### Task to carry out
Skip every picture, and extract verbatim the lines from the line containing "Convert this chart to Apache ECharts code." to the line containing "const pair = (xs, ys)", both lines included.
-- START Records supplied --
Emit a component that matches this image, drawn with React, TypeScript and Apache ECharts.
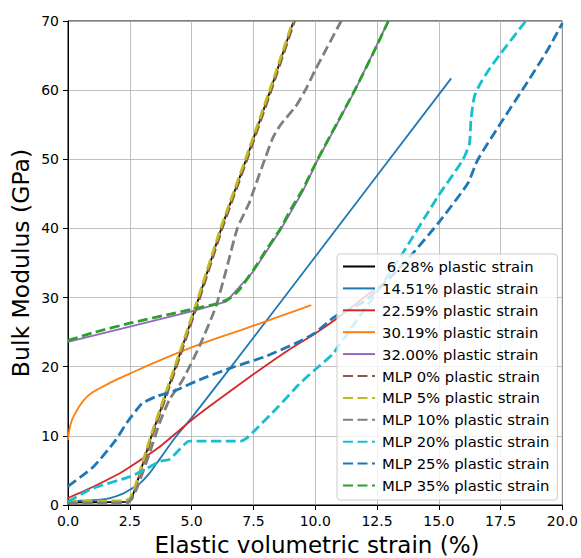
-- END Records supplied --
-- START Records supplied --
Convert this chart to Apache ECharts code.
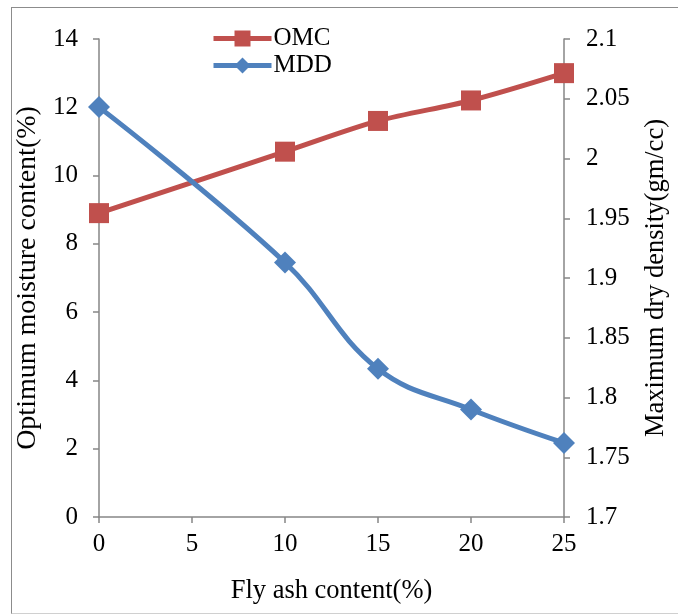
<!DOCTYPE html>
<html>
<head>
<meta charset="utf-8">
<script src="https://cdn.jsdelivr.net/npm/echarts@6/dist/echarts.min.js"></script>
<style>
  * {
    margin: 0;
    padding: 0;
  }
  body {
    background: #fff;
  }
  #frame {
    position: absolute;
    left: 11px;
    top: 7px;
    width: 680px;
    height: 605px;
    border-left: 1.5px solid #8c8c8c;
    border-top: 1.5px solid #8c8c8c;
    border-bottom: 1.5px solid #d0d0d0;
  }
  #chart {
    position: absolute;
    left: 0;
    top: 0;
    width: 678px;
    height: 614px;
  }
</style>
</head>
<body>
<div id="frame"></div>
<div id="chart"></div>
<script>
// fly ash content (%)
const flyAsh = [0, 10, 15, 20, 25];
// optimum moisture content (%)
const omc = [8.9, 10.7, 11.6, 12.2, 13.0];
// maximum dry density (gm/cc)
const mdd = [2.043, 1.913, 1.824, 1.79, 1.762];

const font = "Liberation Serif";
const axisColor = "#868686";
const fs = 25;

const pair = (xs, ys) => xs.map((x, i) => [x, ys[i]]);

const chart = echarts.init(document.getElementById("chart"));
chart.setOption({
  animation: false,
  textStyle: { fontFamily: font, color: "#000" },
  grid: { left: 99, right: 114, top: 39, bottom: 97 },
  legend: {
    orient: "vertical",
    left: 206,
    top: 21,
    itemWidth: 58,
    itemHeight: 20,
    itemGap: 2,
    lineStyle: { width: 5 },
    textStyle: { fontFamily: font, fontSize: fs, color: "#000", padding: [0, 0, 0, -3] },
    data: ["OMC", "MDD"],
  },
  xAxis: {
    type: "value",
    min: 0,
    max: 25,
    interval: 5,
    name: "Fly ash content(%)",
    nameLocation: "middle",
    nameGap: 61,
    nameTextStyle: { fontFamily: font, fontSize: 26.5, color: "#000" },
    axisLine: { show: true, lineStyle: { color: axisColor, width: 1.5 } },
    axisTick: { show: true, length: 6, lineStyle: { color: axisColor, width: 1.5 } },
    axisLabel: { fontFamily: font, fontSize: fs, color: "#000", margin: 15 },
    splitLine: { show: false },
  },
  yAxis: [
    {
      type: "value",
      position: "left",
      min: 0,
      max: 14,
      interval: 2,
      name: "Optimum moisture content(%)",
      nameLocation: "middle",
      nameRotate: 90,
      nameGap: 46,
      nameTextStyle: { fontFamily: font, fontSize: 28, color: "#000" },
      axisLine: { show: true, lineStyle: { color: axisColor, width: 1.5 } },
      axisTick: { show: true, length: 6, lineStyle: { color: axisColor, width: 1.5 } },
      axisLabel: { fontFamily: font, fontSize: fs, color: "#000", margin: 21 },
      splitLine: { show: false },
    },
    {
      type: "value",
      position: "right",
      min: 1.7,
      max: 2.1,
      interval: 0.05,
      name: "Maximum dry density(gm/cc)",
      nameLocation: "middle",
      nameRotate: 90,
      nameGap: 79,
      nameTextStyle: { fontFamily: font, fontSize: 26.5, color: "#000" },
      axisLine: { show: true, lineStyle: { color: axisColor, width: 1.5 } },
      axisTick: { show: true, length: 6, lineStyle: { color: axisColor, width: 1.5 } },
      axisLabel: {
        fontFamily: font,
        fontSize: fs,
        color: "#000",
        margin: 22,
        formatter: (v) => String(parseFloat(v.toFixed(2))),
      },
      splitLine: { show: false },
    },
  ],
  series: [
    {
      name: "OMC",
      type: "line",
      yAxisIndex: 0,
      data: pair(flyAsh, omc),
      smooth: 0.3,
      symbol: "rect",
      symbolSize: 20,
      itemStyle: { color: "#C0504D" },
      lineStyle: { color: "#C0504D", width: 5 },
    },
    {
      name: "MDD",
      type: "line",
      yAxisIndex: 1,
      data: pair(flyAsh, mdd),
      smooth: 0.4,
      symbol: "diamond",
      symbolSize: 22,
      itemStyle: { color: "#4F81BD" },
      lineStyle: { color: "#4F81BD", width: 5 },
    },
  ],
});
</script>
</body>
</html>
-- END Records supplied --
### Completed task
Convert this chart to Apache ECharts code.
<!DOCTYPE html>
<html>
<head>
<meta charset="utf-8">
<script src="https://cdn.jsdelivr.net/npm/echarts@6/dist/echarts.min.js"></script>
<style>
  * {
    margin: 0;
    padding: 0;
  }
  body {
    background: #fff;
  }
  #frame {
    position: absolute;
    left: 11px;
    top: 7px;
    width: 680px;
    height: 605px;
    border-left: 1.5px solid #8c8c8c;
    border-top: 1.5px solid #8c8c8c;
    border-bottom: 1.5px solid #d0d0d0;
  }
  #chart {
    position: absolute;
    left: 0;
    top: 0;
    width: 678px;
    height: 614px;
  }
</style>
</head>
<body>
<div id="frame"></div>
<div id="chart"></div>
<script>
// fly ash content (%)
const flyAsh = [0, 10, 15, 20, 25];
// optimum moisture content (%)
const omc = [8.9, 10.7, 11.6, 12.2, 13.0];
// maximum dry density (gm/cc)
const mdd = [2.043, 1.913, 1.824, 1.79, 1.762];

const font = "Liberation Serif";
const axisColor = "#868686";
const fs = 25;

const pair = (xs, ys) => xs.map((x, i) => [x, ys[i]]);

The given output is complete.